NOTE: This piece was originally published in Vada Magazine.
What do Charles Dickens and Madonna have in common? Whoever said ‘date of birth,’ hang your head in shame. No, like Madge, Dickens was not averse to publicly siding with victims of social injustice. In 1838, he visited Newgate Prison and met the last two men in England to be hanged for what was legally called the ‘detestable and abominable vice of buggery’. Dickens put the blame for their fate squarely on society’s shoulders, writing that ‘for them there was no hope’. There’s a similar story about Arthur Conan Doyle.
Writers are rarely so conservative as the rest of their generation. For a writer to be successful, she or he needs to be clued-up. And, notably, a number of literary giants have not been straight (Oscar Wilde; Virginia Woolf; Shakespeare, if you believe the rumours…). Social issues and the parts of society that the mainstream media won’t let us see are often well-explored in novels.
In these enlightened times, we can eagerly turn to Vada and learn all about the shiny and not-so-shiny sides of Homoland. But a novel can shock, provoke, and really last. It can give us an emotional snapshot of history that endures. As people inevitably point out around Pride time, it’s important to know the history of gay desires, gay communities, and gay silences. More than any other document, books can be at once historical and transhistorical.
Here’s my list of eight books that, as a gay man, I think I needed to read.
The Picture of Dorian Gray by Oscar Wilde (1891). Dorian is forever young and beautiful – everyone wants him – but up in his attic a portrait is getting older and uglier. Admitted as evidence of Wilde’s perversion at his trial for gross indecency, this novel is a cautionary tale about the beauty, desire, and vanity. We all know people who could do with that lesson.

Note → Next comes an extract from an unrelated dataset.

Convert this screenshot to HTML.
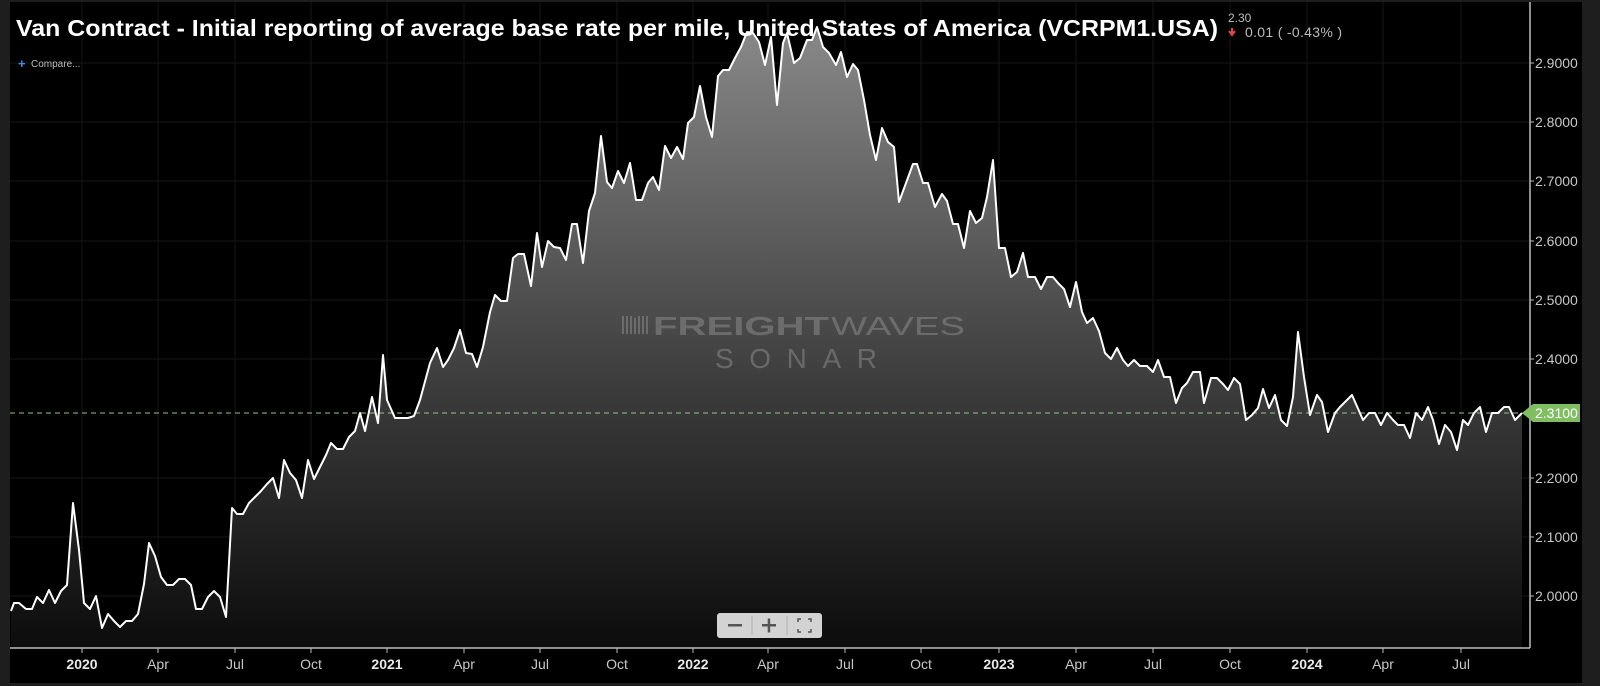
<!DOCTYPE html>
<html><head><meta charset="utf-8"><style>
html,body{margin:0;padding:0;background:#1e1e1e;}
svg{display:block;font-family:"Liberation Sans",sans-serif;}
</style></head><body>
<svg width="1600" height="686" viewBox="0 0 1600 686" xmlns="http://www.w3.org/2000/svg">
<defs>
<linearGradient id="g" gradientUnits="userSpaceOnUse" x1="0" y1="20" x2="0" y2="648">
<stop offset="0" stop-color="#8a8a8a"/>
<stop offset="0.6" stop-color="#3a3a3a"/>
<stop offset="1" stop-color="#0c0c0c"/>
</linearGradient>
</defs>
<rect x="0" y="0" width="1600" height="686" fill="#1e1e1e"/>
<rect x="10" y="2" width="1572" height="681" fill="#000"/>
<g stroke="#161616" stroke-width="1">
<line x1="10" y1="63" x2="1529" y2="63"/><line x1="10" y1="122" x2="1529" y2="122"/><line x1="10" y1="181" x2="1529" y2="181"/><line x1="10" y1="241" x2="1529" y2="241"/><line x1="10" y1="300" x2="1529" y2="300"/><line x1="10" y1="359" x2="1529" y2="359"/><line x1="10" y1="478" x2="1529" y2="478"/><line x1="10" y1="537" x2="1529" y2="537"/><line x1="10" y1="596" x2="1529" y2="596"/>
<line x1="82" y1="2" x2="82" y2="648"/><line x1="158" y1="2" x2="158" y2="648"/><line x1="235" y1="2" x2="235" y2="648"/><line x1="311" y1="2" x2="311" y2="648"/><line x1="387" y1="2" x2="387" y2="648"/><line x1="464" y1="2" x2="464" y2="648"/><line x1="540" y1="2" x2="540" y2="648"/><line x1="617" y1="2" x2="617" y2="648"/><line x1="693" y1="2" x2="693" y2="648"/><line x1="768" y1="2" x2="768" y2="648"/><line x1="845" y1="2" x2="845" y2="648"/><line x1="921" y1="2" x2="921" y2="648"/><line x1="999" y1="2" x2="999" y2="648"/><line x1="1076" y1="2" x2="1076" y2="648"/><line x1="1153" y1="2" x2="1153" y2="648"/><line x1="1230" y1="2" x2="1230" y2="648"/><line x1="1307" y1="2" x2="1307" y2="648"/><line x1="1383" y1="2" x2="1383" y2="648"/><line x1="1461" y1="2" x2="1461" y2="648"/>
</g>
<path id="d" d="M11,611 L14,603 L19,603 L26,609 L32,609 L37,597 L43,603 L49,590 L55,603 L61,591 L67,585 L73,503 L79,550 L84,603 L90,609 L96,596 L102,628 L108,614 L114,621 L120,627 L126,621 L132,621 L138,614 L144,584 L149,543 L155,556 L161,577 L167,585 L173,585 L179,579 L185,579 L191,585 L196,609 L202,609 L208,597 L214,591 L220,597 L226,617 L232,508 L237,514 L243,514 L249,503 L255,497 L261,491 L267,484 L273,478 L279,498 L284,460 L290,473 L296,480 L302,498 L308,460 L314,479 L320,467 L326,455 L331,443 L337,449 L343,449 L349,437 L355,431 L360,413 L365,431 L372,397 L378,423 L383,355 L387,400 L395,418 L402,418 L408,418 L414,416 L420,400 L430,363 L437,348 L443,367 L448,360 L454,348 L460,330 L466,353 L472,354 L477,367 L483,347 L490,312 L495,295 L501,301 L507,301 L513,258 L518,254 L524,254 L531,286 L537,233 L542,267 L548,241 L554,247 L560,248 L566,260 L572,224 L577,224 L583,263 L589,211 L595,193 L601,136 L607,182 L612,188 L618,171 L624,183 L630,163 L636,200 L642,200 L648,183 L653,177 L659,190 L665,146 L671,158 L677,147 L683,159 L688,123 L694,117 L700,86 L706,117 L712,137 L718,76 L723,70 L729,70 L735,58 L741,47 L747,32 L753,33 L759,42 L765,65 L771,37 L777,105 L783,43 L787,33 L794,63 L800,58 L807,40 L812,40 L817,27 L823,47 L829,53 L836,65 L841,52 L847,77 L853,64 L858,70 L864,100 L870,135 L876,160 L882,128 L888,142 L894,147 L899,202 L906,183 L913,164 L917,164 L923,183 L928,183 L935,207 L942,194 L947,201 L953,224 L958,224 L964,248 L970,211 L976,223 L982,218 L987,197 L993,160 L999,248 L1005,248 L1011,277 L1017,272 L1023,253 L1028,277 L1035,277 L1041,289 L1047,277 L1053,277 L1058,283 L1064,289 L1070,307 L1076,282 L1082,312 L1087,323 L1093,318 L1099,331 L1105,353 L1111,359 L1117,348 L1123,360 L1128,366 L1134,360 L1140,366 L1147,366 L1153,372 L1158,360 L1164,377 L1170,377 L1176,403 L1182,388 L1187,383 L1193,372 L1200,372 L1204,403 L1211,378 L1217,378 L1223,384 L1228,390 L1234,378 L1240,384 L1246,420 L1252,415 L1258,408 L1263,389 L1269,408 L1275,395 L1281,420 L1287,426 L1293,397 L1298,332 L1304,377 L1310,415 L1317,395 L1322,402 L1328,432 L1335,413 L1340,407 L1352,395 L1363,420 L1369,413 L1375,413 L1381,425 L1387,413 L1393,420 L1398,425 L1404,425 L1410,438 L1416,413 L1422,420 L1428,407 L1433,420 L1439,444 L1445,425 L1451,432 L1457,450 L1463,420 L1468,425 L1474,413 L1480,407 L1486,432 L1492,413 L1498,413 L1504,407 L1509,407 L1515,420 L1522,413" fill="none"/>
<path d="M11,648 L11,611 L14,603 L19,603 L26,609 L32,609 L37,597 L43,603 L49,590 L55,603 L61,591 L67,585 L73,503 L79,550 L84,603 L90,609 L96,596 L102,628 L108,614 L114,621 L120,627 L126,621 L132,621 L138,614 L144,584 L149,543 L155,556 L161,577 L167,585 L173,585 L179,579 L185,579 L191,585 L196,609 L202,609 L208,597 L214,591 L220,597 L226,617 L232,508 L237,514 L243,514 L249,503 L255,497 L261,491 L267,484 L273,478 L279,498 L284,460 L290,473 L296,480 L302,498 L308,460 L314,479 L320,467 L326,455 L331,443 L337,449 L343,449 L349,437 L355,431 L360,413 L365,431 L372,397 L378,423 L383,355 L387,400 L395,418 L402,418 L408,418 L414,416 L420,400 L430,363 L437,348 L443,367 L448,360 L454,348 L460,330 L466,353 L472,354 L477,367 L483,347 L490,312 L495,295 L501,301 L507,301 L513,258 L518,254 L524,254 L531,286 L537,233 L542,267 L548,241 L554,247 L560,248 L566,260 L572,224 L577,224 L583,263 L589,211 L595,193 L601,136 L607,182 L612,188 L618,171 L624,183 L630,163 L636,200 L642,200 L648,183 L653,177 L659,190 L665,146 L671,158 L677,147 L683,159 L688,123 L694,117 L700,86 L706,117 L712,137 L718,76 L723,70 L729,70 L735,58 L741,47 L747,32 L753,33 L759,42 L765,65 L771,37 L777,105 L783,43 L787,33 L794,63 L800,58 L807,40 L812,40 L817,27 L823,47 L829,53 L836,65 L841,52 L847,77 L853,64 L858,70 L864,100 L870,135 L876,160 L882,128 L888,142 L894,147 L899,202 L906,183 L913,164 L917,164 L923,183 L928,183 L935,207 L942,194 L947,201 L953,224 L958,224 L964,248 L970,211 L976,223 L982,218 L987,197 L993,160 L999,248 L1005,248 L1011,277 L1017,272 L1023,253 L1028,277 L1035,277 L1041,289 L1047,277 L1053,277 L1058,283 L1064,289 L1070,307 L1076,282 L1082,312 L1087,323 L1093,318 L1099,331 L1105,353 L1111,359 L1117,348 L1123,360 L1128,366 L1134,360 L1140,366 L1147,366 L1153,372 L1158,360 L1164,377 L1170,377 L1176,403 L1182,388 L1187,383 L1193,372 L1200,372 L1204,403 L1211,378 L1217,378 L1223,384 L1228,390 L1234,378 L1240,384 L1246,420 L1252,415 L1258,408 L1263,389 L1269,408 L1275,395 L1281,420 L1287,426 L1293,397 L1298,332 L1304,377 L1310,415 L1317,395 L1322,402 L1328,432 L1335,413 L1340,407 L1352,395 L1363,420 L1369,413 L1375,413 L1381,425 L1387,413 L1393,420 L1398,425 L1404,425 L1410,438 L1416,413 L1422,420 L1428,407 L1433,420 L1439,444 L1445,425 L1451,432 L1457,450 L1463,420 L1468,425 L1474,413 L1480,407 L1486,432 L1492,413 L1498,413 L1504,407 L1509,407 L1515,420 L1522,413 L1522,648 Z" fill="url(#g)"/>
<!-- watermark -->
<g fill="#8a8a8a" opacity="0.55">
<rect x="622" y="316" width="2" height="18"/><rect x="626" y="316" width="2" height="18"/><rect x="630" y="316" width="2" height="18"/><rect x="634" y="318" width="2" height="16"/><rect x="638" y="316" width="2" height="18"/><rect x="642" y="316" width="2" height="18"/><rect x="646" y="316" width="2" height="18"/>
<text x="653" y="335" font-size="26" font-weight="bold" textLength="176" lengthAdjust="spacingAndGlyphs">FREIGHT</text>
<text x="831" y="335" font-size="26" textLength="134" lengthAdjust="spacingAndGlyphs">WAVES</text>
<text x="715" y="368" font-size="28" textLength="162" lengthAdjust="spacing">SONAR</text>
</g>
<line x1="10" y1="413" x2="1522" y2="413" stroke="#9ac48a" stroke-width="1" stroke-dasharray="5,4"/>
<use href="#d" stroke="#fff" stroke-width="2" stroke-linejoin="round"/>
<!-- axes -->
<line x1="10" y1="648" x2="1530" y2="648" stroke="#bdbdbd" stroke-width="1.5"/>
<line x1="1530" y1="2" x2="1530" y2="648" stroke="#bdbdbd" stroke-width="1.5"/>
<g stroke="#bdbdbd" stroke-width="1">
<line x1="82" y1="648" x2="82" y2="653"/><line x1="158" y1="648" x2="158" y2="653"/><line x1="235" y1="648" x2="235" y2="653"/><line x1="311" y1="648" x2="311" y2="653"/><line x1="387" y1="648" x2="387" y2="653"/><line x1="464" y1="648" x2="464" y2="653"/><line x1="540" y1="648" x2="540" y2="653"/><line x1="617" y1="648" x2="617" y2="653"/><line x1="693" y1="648" x2="693" y2="653"/><line x1="768" y1="648" x2="768" y2="653"/><line x1="845" y1="648" x2="845" y2="653"/><line x1="921" y1="648" x2="921" y2="653"/><line x1="999" y1="648" x2="999" y2="653"/><line x1="1076" y1="648" x2="1076" y2="653"/><line x1="1153" y1="648" x2="1153" y2="653"/><line x1="1230" y1="648" x2="1230" y2="653"/><line x1="1307" y1="648" x2="1307" y2="653"/><line x1="1383" y1="648" x2="1383" y2="653"/><line x1="1461" y1="648" x2="1461" y2="653"/>
<line x1="1530" y1="63" x2="1534" y2="63"/><line x1="1530" y1="122" x2="1534" y2="122"/><line x1="1530" y1="181" x2="1534" y2="181"/><line x1="1530" y1="241" x2="1534" y2="241"/><line x1="1530" y1="300" x2="1534" y2="300"/><line x1="1530" y1="359" x2="1534" y2="359"/><line x1="1530" y1="478" x2="1534" y2="478"/><line x1="1530" y1="537" x2="1534" y2="537"/><line x1="1530" y1="596" x2="1534" y2="596"/>
</g>
<g font-size="14" fill="#c8c8c8" text-anchor="middle">
<text x="82" y="669" font-weight="bold" fill="#e8e8e8">2020</text><text x="158" y="669">Apr</text><text x="235" y="669">Jul</text><text x="311" y="669">Oct</text>
<text x="387" y="669" font-weight="bold" fill="#e8e8e8">2021</text><text x="464" y="669">Apr</text><text x="540" y="669">Jul</text><text x="617" y="669">Oct</text>
<text x="693" y="669" font-weight="bold" fill="#e8e8e8">2022</text><text x="768" y="669">Apr</text><text x="845" y="669">Jul</text><text x="921" y="669">Oct</text>
<text x="999" y="669" font-weight="bold" fill="#e8e8e8">2023</text><text x="1076" y="669">Apr</text><text x="1153" y="669">Jul</text><text x="1230" y="669">Oct</text>
<text x="1307" y="669" font-weight="bold" fill="#e8e8e8">2024</text><text x="1383" y="669">Apr</text><text x="1461" y="669">Jul</text>
</g>
<g font-size="14" fill="#c8c8c8">
<text x="1535" y="68">2.9000</text><text x="1535" y="127">2.8000</text><text x="1535" y="186">2.7000</text><text x="1535" y="246">2.6000</text><text x="1535" y="305">2.5000</text><text x="1535" y="364">2.4000</text><text x="1535" y="483">2.2000</text><text x="1535" y="542">2.1000</text><text x="1535" y="601">2.0000</text>
</g>
<path d="M1522,413 L1533,404 L1580,404 L1580,422 L1533,422 Z" fill="#7fbf62"/>
<text x="1535" y="418" font-size="14" fill="#fff">2.3100</text>
<!-- title -->
<text x="16" y="36" font-size="23" font-weight="bold" fill="#fff" textLength="1202" lengthAdjust="spacingAndGlyphs">Van Contract - Initial reporting of average base rate per mile, United States of America (VCRPM1.USA)</text>
<text x="1228" y="22" font-size="12" fill="#bbb">2.30</text>
<path d="M1232,28 L1232,33 M1229,31 L1232,35 L1235,31" stroke="#e04848" stroke-width="2" fill="none"/>
<text x="1245" y="37" font-size="14" fill="#bbb" textLength="97">0.01 ( -0.43% )</text>
<text x="18" y="68" font-size="13" fill="#3a8ee8" font-weight="bold">+</text>
<text x="31" y="67" font-size="10" fill="#bbb">Compare...</text>
<!-- zoom buttons -->
<rect x="717" y="613" width="105" height="25" rx="3" fill="#d3d3d3"/>
<line x1="752" y1="616" x2="752" y2="635" stroke="#b0b0b0"/>
<line x1="787" y1="616" x2="787" y2="635" stroke="#b0b0b0"/>
<rect x="728" y="624" width="14" height="2.5" fill="#555"/>
<rect x="762" y="624" width="14" height="2.5" fill="#555"/>
<rect x="767.7" y="618.5" width="2.5" height="14" fill="#555"/>
<path d="M798,622 v-3 h3 M808,619 h3 v3 M811,629 v3 h-3 M801,632 h-3 v-3" stroke="#555" stroke-width="1.5" fill="none"/>
</svg>
</body></html>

Our Lady of the Flowers by Jean Genet (1943). Sartre called this French novel ‘the epic of masturbation.’ Genet wrote it in prison, on brown paper bags. Explicitly erotic, sparodic, and poetic, Our Lady of the Flowers has a lyrical style that mirrors the offbeat trans/gay subculture Genet’s writing about. In this world, murder is sexy and betrayal is beautiful… because this is a world thrust outside convention by taboo. Genet’s first novel, it influenced existentialist philosophy and a gay generation.
Giovanni’s Room by James Baldwin (1956). I can’t sell this as a barrel of laughs. Giovanni’s Room is an important American novel because it forced people to talk about homosexuality. Love and loss in 1950s Paris are the backdrop for Baldwin’s intense, emotional narrative. Times change, prejudices adapt, but fear and isolation will always be the same.
A Single Man by Christopher Isherwood (1964). Isherwood wrote Goodbye to Berlin, which gave us Cabaret and an early definition of ‘camp’ (‘expressing what is basically serious to you in terms of fun and artifice and elegance’). A Single Man is a witty and nostalgic novel about a middle-aged gay intellectual struggling with isolation after his lover dies. Youth is everywhere in the book, but really it’s about a side of gay life that still isn’t much reflected in the arts.
The Celluloid Closet by Vito Russo (1987). Actually, watch the 1995 docu-movie this book inspired, because it’s about this history of films. Censorship, innuendo, and stereotypes abound as Russo interviews actors, directors, and writers to uncover the open secret of homosexuality in Hollywood, from sissy banter in Behind the Screen (1916) to Hairspray, which requires no elaboration.
The Man With Night Sweats by Thom Gunn (1992). An Anglo-American poet, Gunn lost a lot of his friends during the 1980s AIDS crisis, and the final poems in this wide-ranging collection evoke the grief, confusion, and fear of the age (‘the dead outnumber us…’).
Fun Home by Alison Bechdel (2006). Yes, the same Alison Bechdel who does Dykes to Watch Out For. And yes, it’s a comic – I mean, a graphic novel. Using simple words and pictures to tell the complex story of coming to terms with her father’s homosexuality and coming out herself, Bechdel has written a masterpiece that is already being taught in universities.
Gaga Feminism: Sex, Gender, and the End of Normal by J. Jack Halberstam (2012). You almost escaped queer theory. This is queer theory on a diet and, no, it’s not got much to do with Lady Gaga. Halberstam gets down with the kids, evoking Beyoncé and SpongeBob Square Pants to convey his manifesto. Basically: don’t be normal, resist marriage – get all subversive, like Gaga. While it’s cringey, Gaga Feminism lets us glimpse the future, beyond gay and straight; ‘the end of normal.’
Your thoughts? Are you squirming and retching at my failure to touch on The Naked Civil Servant or My Little Pony: Friendship is Magic? Are there titles that shouldn’t have made the list? Whatever you think, go and read something right now. So much knowledge and so much history lie behind each written word. And reading is sexy.